Thursday, March 6, 2008


And Think Progress has a great set of photos to go with the video.

Wednesday, March 5, 2008

Re: Bad news

A few commenters took issue with my post earlier today about the "bad news" of last night's election. Some colorful baseball metaphors and a reference to an election way before my time caused me to look further. The argument is that this is hardly the first election to be drawn out and the country has always seemed to keep going.

Then I found an article in Slate by David Greenberg, in which he wrote:

To suggest that March 5 marks a late date in the calendar ignores the duration of primary seasons past. Indeed, were Hillary Clinton to have pulled out of the race this week, Obama would have actually clinched a contested race for the party's nomination earlier than almost any other Democrat since the current primary system took shape—the sole exception being John Kerry four years ago. Fighting all the way through the primaries, in other words, is perfectly normal.

But I'm still skeptical. The commenters and Greenberg used history to show that a party is not doomed when faced with a drawn-out election. And while that was true for McGovern and Carter, neither of them faced an election like this. It is true that elections have dragged on through months of uncertainty before, but it is also true that there has never been a primary that lasted 15 months before it was decided. And 15 months is looking like the shortest amount of time it will take for the party to figure out who it wants.

Explaining last night

Bad news

Last night was bad news for the Democratic Party. This isn't because Obama lost, or because Clinton won. It has more to do with McCain winning. The Republicans are done. Those that don't like McCain are coming along, and starting to cope with him as their candidate. Their table is set.

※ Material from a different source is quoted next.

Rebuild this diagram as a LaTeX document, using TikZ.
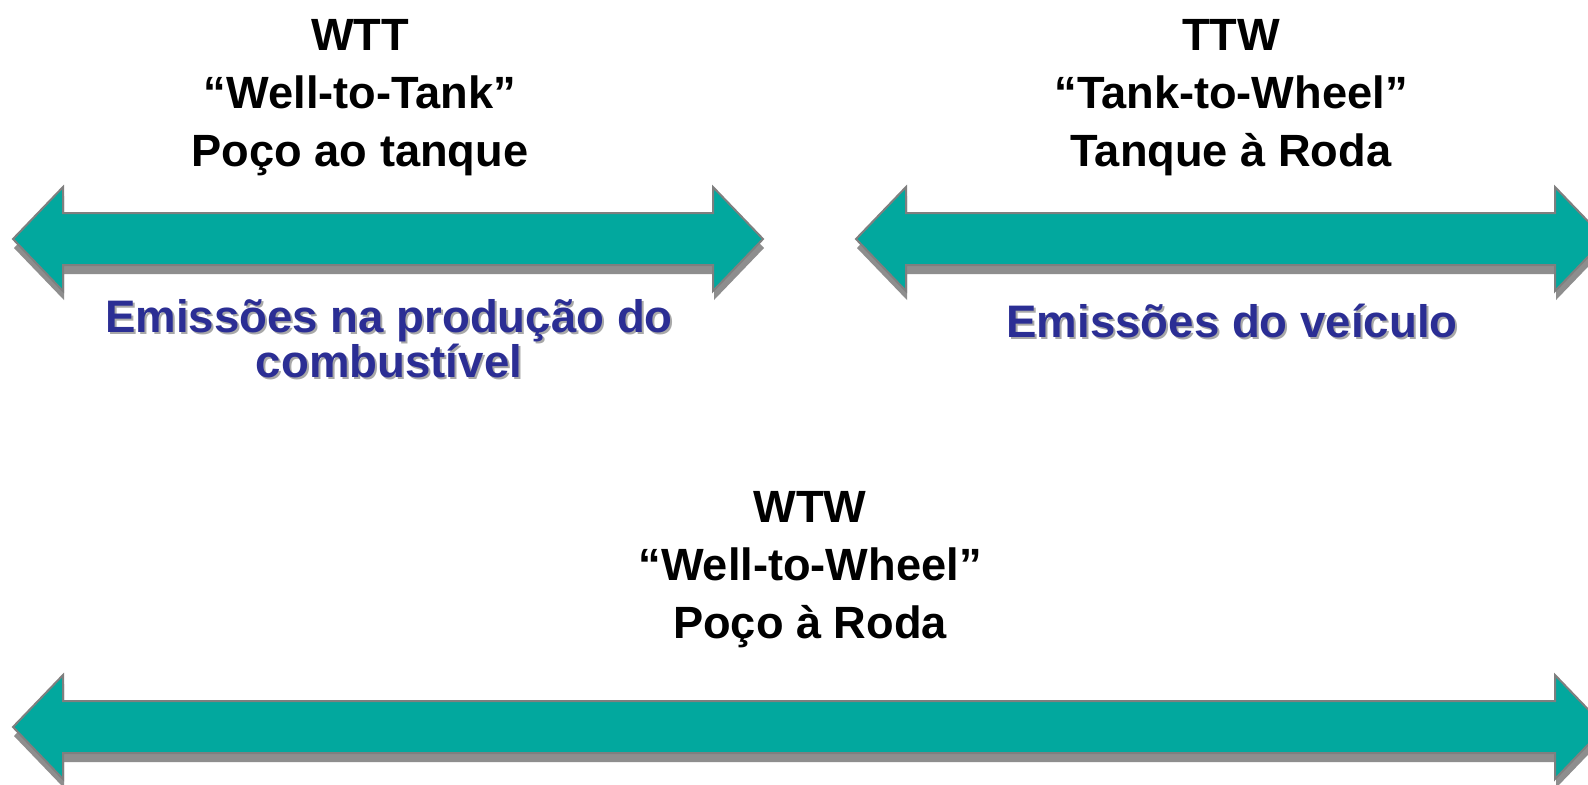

The Democrats, though, are in turmoil. They are divided right down the middle. And the bickering is going to continue for seven weeks, leading up to Pennsylvania, and probably beyond. The party is going to stay divided all the way to the convention, giving the Democrats four months to get past the nominating process and rally behind the nominee.

The Republicans, though, have begun their healing. They are getting behind their man. The Republicans will be unified, and the Democrats will be split.

The news this morning isn't bad because Clinton won or Obama lost. The news is bad because, for the first time, it is clear to me how the Republicans win in November, but I don't see how the Democrats do it.

Tuesday, March 4, 2008

Rain Man

First of all, sorry for the long absence. My other life has been taking up most of my time. Now down to business.

Jake Tapper reported that John McCain recently declared that "'there’s strong evidence' that thimerosal, a mercury-based preservative that was once in many childhood vaccines, is responsible for the increased diagnoses of autism in the U.S."

This is an argument I know something about and it's totally bogus. As Tapper reported, there is a loud (although I'm not sure they're large) group of people out there who aim to convince legislators that thimerosal is responsible for autism. The argument has worked to convince people like Don Imus, who preaches about the cause with his wife on his radio show.

But as Tapper also reported, the medical community, running on facts and research and not emotion, says there's nothing to this connection between thimerosal and autism. From Tapper:

The Centers for Disease Control says "There is no convincing scientific evidence of harm caused by the low doses of thimerosal in vaccines, except for minor reactions like redness and swelling at the injection site."

The American Academy of Pediatrics says"No scientific data link thimerosal used as a preservative in vaccines with any pediatric neurologic disorder, including autism."

The Food and Drug Administration conducted a review in 1999 -- the year thimerosal was ordered to be removed from most vaccines -- and said that it "found no evidence of harm from the use of thimerosal as a vaccine preservative, other than local hypersensitivity reactions."

The Institute of Medicine’s Immunization Safety Review Committee concluded "that the body of epidemiological evidence favors rejection of a causal relationship between thimerosal-containing vaccines and autism."

And a study of California Department of Developmental Services data published last month indicated that there was "an increase in autism in California despite the removal of thimerosal from most vaccines."